Learning to Carry On

Dear Paul,

I did it. I finally wrote the book I told you I have been meaning to write since you died. I’m calling it “Breaking the Bend.” It only took Susan dying to remind me that I didn’t have all the time in the world to finish it and that some stories are ready and waiting to be told. I still have so much more of your story to write. I still have so much of mine. I’m still not sure how to carry on.

It’s been over two years since I wrote that first letter to you.

Slinky woke me last night tearing into the duvet cover and I almost found myself in tears again, wondering what he was trying to tell me. Wondering if it was you, trying to tell me something. Wondering if it was just my imagination getting the best of me, alone in my bedroom in the middle of the night.

I’m no closer to finding any answers. Looking at pictures of you still brings me to tears as I experience the shock all over again. These are the last pictures of you. There will be no more. I’m still not equipped to handle that. Even after pushing through all these years, I’m still not that strong.

I got to hold the the first proof copy of the book in my hands for the first time last week. It’s one thing to tell yourself that you’ve written a 400 page book as a memorial to your brother and your step-mother, but it’s a totally different animal to hold those 400 pages in your hands. I cried. There was no one in my house to share it with and no one around that evening to hand it over to. Just like a baby, born delicate and vulnerable to the world, I wanted someone to hold it. I wanted someone else to tell me that the experience was real. I had to remind myself that no matter who was or wasn’t there to share it with me, that moment was mine. So I walked to the store a block from my house and got a chocolate cupcake with a single IPA beer (gluten free of course) and decided that was how I was going to celebrate alone.

It’s been so much work. So many hours just working over the words, again and again. Proofing grammar mistakes, adjusting and changing formatting, and spending hours just holding the proof volume as if it might disappear from the world and take my contributions with it. I feel like I’m going crazy with it.

I didn’t realize that it would be so much work. I knew I wanted to do it on my own, but I didn’t know what I was committing to. I know I have a problem of taking the harder path, even when I don’t have to. But this – this is my sweat, blood, tears, and mistakes. The grammar that goes uncorrected is on me.

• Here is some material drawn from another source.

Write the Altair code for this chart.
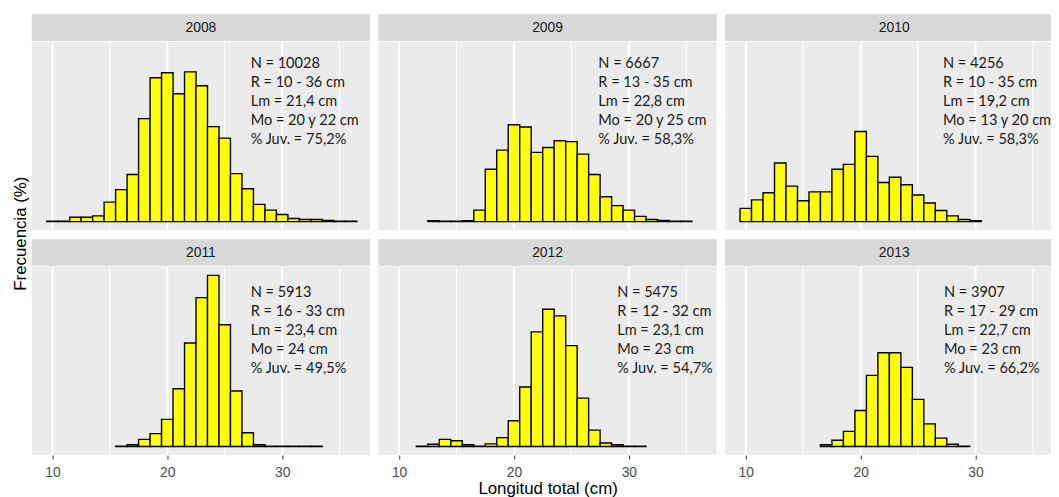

The strange transitions and non-segues are on me. This book is my memorial to you and to Susan. This book is on me. This book is life. Imperfect, still incomplete –  this book is me.

I’m releasing it on my 33rd birthday: December 12, 2014. I thought about releasing it on your 29th, or on Susan’s 61st. But this is where I decided to be selfish. As much as I say I’m doing it for you, this is for me.

I still miss you. I still love you. I’m still learning how to carry on.
It’s easier said than done.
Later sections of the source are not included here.